Located in Provo, Utah, Solcius is a full-service, residential solar systems provider.
The
Acquisition was consummated on April 8, 2021 pursuant to a Membership Interest Purchase Agreement, dated as of April 8, 2021 (the
“Purchase Agreement”), by and between Buyer and Seller. The purchase price for Solcius consisted of $51,750,000 in
cash, subject to post-closing adjustments related to working capital, cash, indebtedness and transaction expenses. The board of
directors of the Company has approved the Purchase Agreement and the transactions contemplated thereby. The Purchase Agreement
contains customary representations and warranties as well as indemnification obligations by Seller, on the one hand, and by Buyer,
on the other hand, to each other. In addition, the Purchase Agreement contains, among other customary restrictive covenants, (i)

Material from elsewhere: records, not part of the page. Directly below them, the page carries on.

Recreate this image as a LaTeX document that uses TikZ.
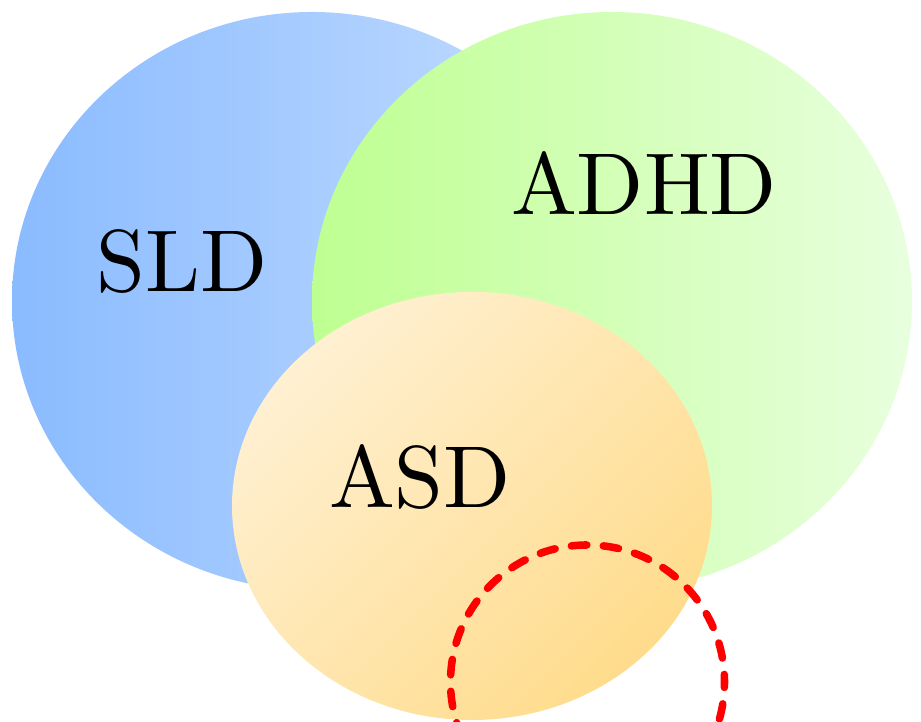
\documentclass[tikz,border=0pt]{standalone}
\usepackage{fontspec}
\usepackage{tikz}
\usetikzlibrary{calc}

\newfontfamily\setfont{lmroman10-regular}[Extension = .otf]

\definecolor{sldleft}{RGB}{138,187,255}
\definecolor{sldright}{RGB}{198,222,255}
\definecolor{adhdleft}{RGB}{190,255,145}
\definecolor{adhdright}{RGB}{232,255,222}
\definecolor{asdlight}{RGB}{255,240,210}
\definecolor{asddark}{RGB}{255,220,140}

\tikzset{
	setlabel/.style = {anchor = base, inner sep = 0pt, font = \setfont\fontsize{50}{60}\selectfont}
}

\begin{document}
\begin{tikzpicture}[x = 0.02cm, y = 0.02cm]
	
	\clip (0,0) rectangle (921,722);
	
	% SLD ellipse
	\shade[left color = sldleft, right color = sldright] (312,421) ellipse (300 and 289);
	
	% ADHD ellipse
	\shade[left color = adhdleft, right color = adhdright] (612,421) ellipse (300 and 289);
	
	% ASD ellipse
	\shade[top color = asdlight, bottom color = asddark, shading angle = 45] (472,216) ellipse (240 and 214);
	
	% dashed circle
	\draw[red, line width = 4.3pt, line cap = round, dash pattern = on 8.8pt off 9.4pt, dash phase = 4.5pt] (587.5,40) circle (137);
	
	\node[setlabel] (sld) at (182,430) {SLD};
	\node[setlabel] (adhd) at (644,507) {ADHD};
	\node[setlabel] (asd) at (420,214) {ASD};
	
\end{tikzpicture}
\end{document}
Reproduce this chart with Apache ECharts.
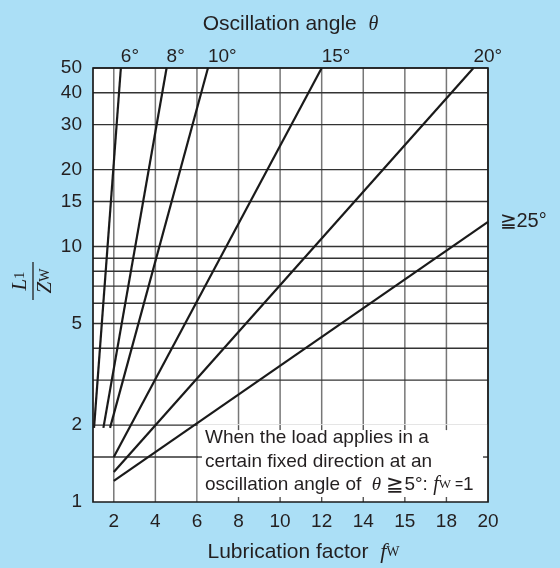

a three year covenant not to compete by Seller, directly or indirectly, against Solcius, and (ii) a three year covenant not to
solicit by Seller, directly or indirectly, any person employed by Solcius, without the written consent of Buyer.
The
foregoing description of the Purchase Agreement is a summary of, and does not purport to be a complete statement of, the Purchase
Agreement or the rights and obligations of the parties thereunder, and is qualified in its entirety by reference to the full text
of the Purchase Agreement, which is filed herewith as Exhibit 2.1 and incorporated herein by this reference.
In
addition to equity grants that may be approved by the Sunworks Board of Directors under the Sunworks stock incentive plan, Sunworks
will issue an aggregate of 77,500 shares of common stock to certain employees of Solcius in connection with the commencement of
their employment with Sunworks.
Cautionary
Note Regarding the Purchase Agreement
The
Purchase Agreement has been attached as an exhibit hereto to provide investors with information regarding its terms. It is not
intended to provide any other factual information about Solcius, Seller, Buyer or the Company. The Purchase Agreement contains
representations and warranties made by Seller and Buyer. Such representations and warranties were made only for the purposes of
the Purchase Agreement, are solely for the benefit of the parties to the Purchase Agreement, and are not intended to be and should
not be relied upon by any other person. In addition, these representations and warranties should not be treated as establishing
matters of fact, but rather as a way of allocating risk between the parties. Moreover, certain of the representations and warranties
may be subject to limitations agreed upon by the parties to the Purchase Agreement and are qualified by information in confidential
disclosure schedules provided by Seller to Buyer. These representations and warranties may apply standards of materiality in a
way that is different from what may be material to investors, and were made only as of the date of the Purchase Agreement or such
other date or dates as may be specified in the Purchase Agreement and are subject to more recent developments. Accordingly, investors
are not third party beneficiaries under the Purchase Agreement and should not rely on the representations and warranties in the
Purchase Agreement as characterizations of the actual state of facts about Solcius, Seller, Buyer or the Company, or of any of
their respective businesses, assets, or contracts, or otherwise.